▶ _Directions_
Leaving out every picture, retype the lines below from the top through the one that contains "ax = fig.add_axes([0.216, 0.19, 0.784, 0.778])".

◇ ◇ ◇ ◇ ◇ ◇ ◇

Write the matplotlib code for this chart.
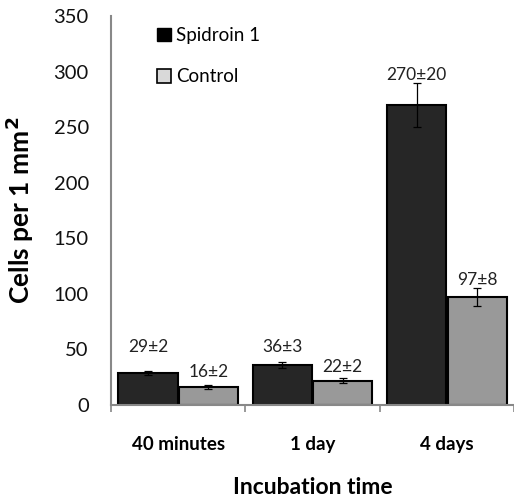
import matplotlib
matplotlib.use("Agg")
import matplotlib.pyplot as plt
from matplotlib.patches import Patch
import numpy as np

categories = ["40 minutes", "1 day", "4 days"]
spidroin = [29, 36, 270]
spidroin_err = [2, 3, 20]
control = [16, 22, 97]
control_err = [2, 2, 8]
spidroin_labels = ["29±2", "36±3", "270±20"]
control_labels = ["16±2", "22±2", "97±8"]
yticks = [0, 50, 100, 150, 200, 250, 300, 350]

plt.rcParams['font.family'] = ['Lato', 'DejaVu Sans']

fig = plt.figure(figsize=(5.14, 5.0), dpi=100)
ax = fig.add_axes([0.216, 0.19, 0.784, 0.778])

x = np.arange(len(categories))
w = 0.44
off = 0.225
dark = "#262626"
light = "#999999"
ax.bar(x - off, spidroin, w, color=dark, edgecolor="black", linewidth=1.5,
       yerr=spidroin_err, error_kw=dict(ecolor="black", elinewidth=0.9, capsize=3, capthick=0.9))
ax.bar(x + off, control, w, color=light, edgecolor="black", linewidth=1.5,
       yerr=control_err, error_kw=dict(ecolor="black", elinewidth=0.9, capsize=3, capthick=0.9))

# label pads (data units above bar top)
sp_pad = [18.7, 11.7, 22.5]
ct_pad = [9, 7.7, 11]
for i in range(len(categories)):
    ax.text(x[i] - off, spidroin[i] + sp_pad[i], spidroin_labels[i], ha="center", va="baseline",
            fontsize=12.5, color="#222222")
    ax.text(x[i] + off, control[i] + ct_pad[i], control_labels[i], ha="center", va="baseline",
            fontsize=12.5, color="#222222")

ax.set_xlim(-0.5, 2.5)
ax.set_ylim(0, 350)
ax.set_yticks(yticks)
ax.set_yticklabels([str(t) for t in yticks], fontsize=14.5, color="#111111")
ax.tick_params(axis="y", length=0, pad=16)
ax.set_xticks(x)
ax.set_xticklabels(categories, fontsize=13.5, fontweight="bold")
ax.tick_params(axis="x", which="major", length=0, pad=22)
ax.set_xticks([-0.5, 0.5, 1.5, 2.5], minor=True)
ax.tick_params(axis="x", which="minor", length=5, width=1.2, color="#888888", direction="out")

for s in ["top", "right"]:
    ax.spines[s].set_visible(False)
for s in ["left", "bottom"]:
    ax.spines[s].set_color("#888888")
    ax.spines[s].set_linewidth(1.5)

ax.set_ylabel("Cells per 1 mm$^\\mathbf{2}$", fontsize=19, fontweight="bold", va="center")
ax.yaxis.set_label_coords(-0.226, 0.5)
ax.set_xlabel("Incubation time", fontsize=16.5, fontweight="bold", va="center")
ax.xaxis.set_label_coords(0.5, -0.211)

handles = [Patch(facecolor="black", edgecolor="black", label="Spidroin 1"),
           Patch(facecolor="#d9d9d9", edgecolor="black", linewidth=1.2, label="Control")]
ax.legend(handles=handles, loc="upper left", bbox_to_anchor=(0.073, 1.015), frameon=False,
          fontsize=13.5, handlelength=0.75, handleheight=0.75, handletextpad=0.25, labelspacing=1.3)

fig.savefig("out.png", dpi=100)
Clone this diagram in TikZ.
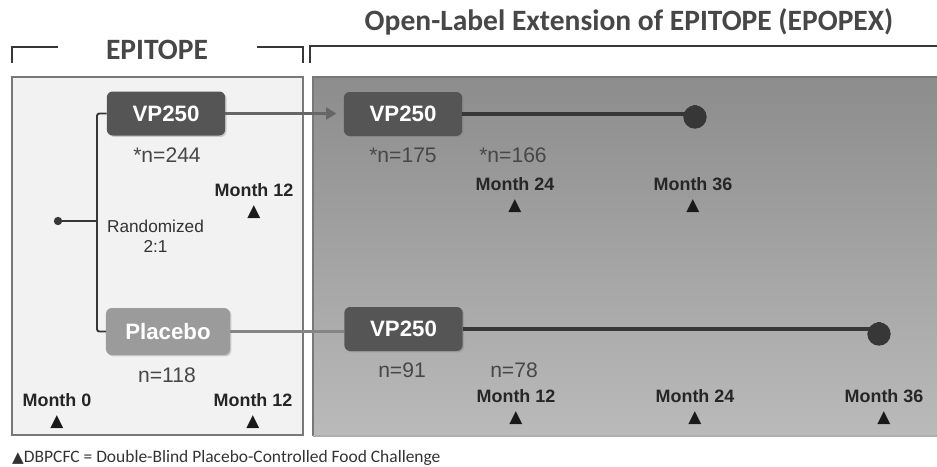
\documentclass[tikz,border=0pt]{standalone}
\usepackage{fontspec}
\setmainfont{Liberation Sans}
\newfontfamily\ttlfont{Carlito}
\newfontfamily\symfont{DejaVu Sans}
\usetikzlibrary{arrows.meta, positioning, shadows}
\definecolor{armdark}{RGB}{85, 85, 85}
\definecolor{armlight}{RGB}{155, 155, 155}
\definecolor{panelgray}{RGB}{242, 242, 242}
\definecolor{edgegray}{RGB}{120, 120, 120}
\definecolor{linedark}{RGB}{55, 55, 55}

\tikzset{
  armbox/.style={rounded corners=5pt, text=white, font=\fontsize{19}{19}\selectfont\bfseries,
    minimum width=3.55cm, minimum height=1.32cm,
    drop shadow={shadow xshift=1.2pt, shadow yshift=-1.2pt, opacity=0.35}},
  monthlbl/.style={font=\fontsize{15.3}{16}\selectfont\bfseries, text=black!85},
  tri/.style={font=\symfont\fontsize{14.5}{14.5}\selectfont, text=black!90},
  count/.style={font=\fontsize{18}{18}\selectfont, text=black!72},
  title/.style={font=\ttlfont\fontsize{25.2}{25}\selectfont\bfseries, text=black!72},
}

\begin{document}
\begin{tikzpicture}[x=0.03cm, y=-0.03cm]
  \useasboundingbox (0,0) rectangle (937,466);

  % Panels
  \draw[draw=edgegray, line width=1.5pt, fill=panelgray] (12,77) rectangle (303,435);
  \shade[top color=black!45, bottom color=black!27] (313,77) rectangle (945,436);
  \draw[draw=edgegray, line width=1.5pt] (313,436) -- (313,77) -- (945,77);
  \draw[draw=edgegray!60, line width=1.5pt] (313,436) -- (945,436);

  % Titles and brackets
  \node[title] (ttlopen) at (629,22) {Open-Label Extension of EPITOPE (EPOPEX)};
  \node[title] (ttlepi) at (157,50) {EPITOPE};
  \draw[linedark, line width=1.3pt] (12,63) |- (58,47);
  \draw[linedark, line width=1.3pt] (257,47) -| (303,63);
  \draw[linedark, line width=1.3pt] (310,63) |- (945,46);

  % Arms
  \node[armbox, fill=armdark] (vpa) at (166,113.5) {VP250};
  \node[armbox, fill=armlight, minimum width=3.72cm, minimum height=1.41cm] (plc) at (168,331.5) {Placebo};
  \node[armbox, fill=armdark] (vpb) at (403,114) {VP250};
  \node[armbox, fill=armdark] (vpc) at (403.5,329) {VP250};

  % Randomization
  \node[circle, fill=linedark, inner sep=0pt, minimum size=0.25cm] (start) at (58,221) {};
  \coordinate (fork) at (97,221);
  \draw[linedark, line width=1.6pt] (start) -- (fork);
  \draw[linedark, line width=1.6pt, rounded corners=2pt] (vpa.west) -| (fork) |- (plc.west);
  \node[font=\fontsize{14.7}{17}\selectfont, text=black!80, align=center] (rand) at (155.5,236) {Randomized\\2:1};

  % Connectors
  \node[circle, fill=linedark, inner sep=0pt, minimum size=0.7cm] (endb) at (695,117) {};
  \node[circle, fill=linedark, inner sep=0pt, minimum size=0.7cm] (endc) at (879,334) {};
  \draw[black!60, line width=2.6pt, shorten >=6pt, -{Triangle[length=9pt, width=10pt]}] (vpa.east) -- (vpa.east -| vpb.west);
  \draw[black!48, line width=2.6pt] (plc.east) -- (plc.east -| vpc.west);
  \draw[linedark, line width=2.6pt] (vpb.east) -- (vpb.east -| endb.center) -- (endb);
  \draw[linedark, line width=2.6pt] (vpc.east) -- (vpc.east -| endc.center) -- (endc);

  % Counts
  \node[count] (n244) at (167,155) {*n=244};
  \node[count] (n175) at (403,155) {*n=175};
  \node[count] (n166) at (513,155) {*n=166};
  \node[count] (n118) at (167,375) {n=118};
  \node[count] (n91) at (402,370) {n=91};
  \node[count] (n78) at (514,370) {n=78};

  % Month marks
  \foreach \x/\y/\t/\n in {254/190/Month 12/mla, 57/400/Month 0/mlb, 253/400/Month 12/mlc,
      515/184/Month 24/mra, 693/184/Month 36/mrb,
      516/396/Month 12/mrc, 695/396/Month 24/mrd, 884/396/Month 36/mre} {
    \node[monthlbl] (\n) at (\x,\y) {\t};
    \node[tri] (\n t) at (\x,\y+22) {▲};
  }

  % Footnote
  \node[anchor=west, inner sep=0pt, font=\ttlfont\fontsize{14.9}{15}\selectfont, text=black!80] (foot) at (12,458)
    {{\symfont\fontsize{13}{13}\selectfont ▲}DBPCFC = Double-Blind Placebo-Controlled Food Challenge};
\end{tikzpicture}
\end{document}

◇ ◇ ◇ ◇ ◇ ◇ ◇

▶ _Right answer_
Write the matplotlib code for this chart.
import matplotlib
matplotlib.use("Agg")
import matplotlib.pyplot as plt
from matplotlib.patches import Patch
import numpy as np

categories = ["40 minutes", "1 day", "4 days"]
spidroin = [29, 36, 270]
spidroin_err = [2, 3, 20]
control = [16, 22, 97]
control_err = [2, 2, 8]
spidroin_labels = ["29±2", "36±3", "270±20"]
control_labels = ["16±2", "22±2", "97±8"]
yticks = [0, 50, 100, 150, 200, 250, 300, 350]

plt.rcParams['font.family'] = ['Lato', 'DejaVu Sans']

fig = plt.figure(figsize=(5.14, 5.0), dpi=100)
ax = fig.add_axes([0.216, 0.19, 0.784, 0.778])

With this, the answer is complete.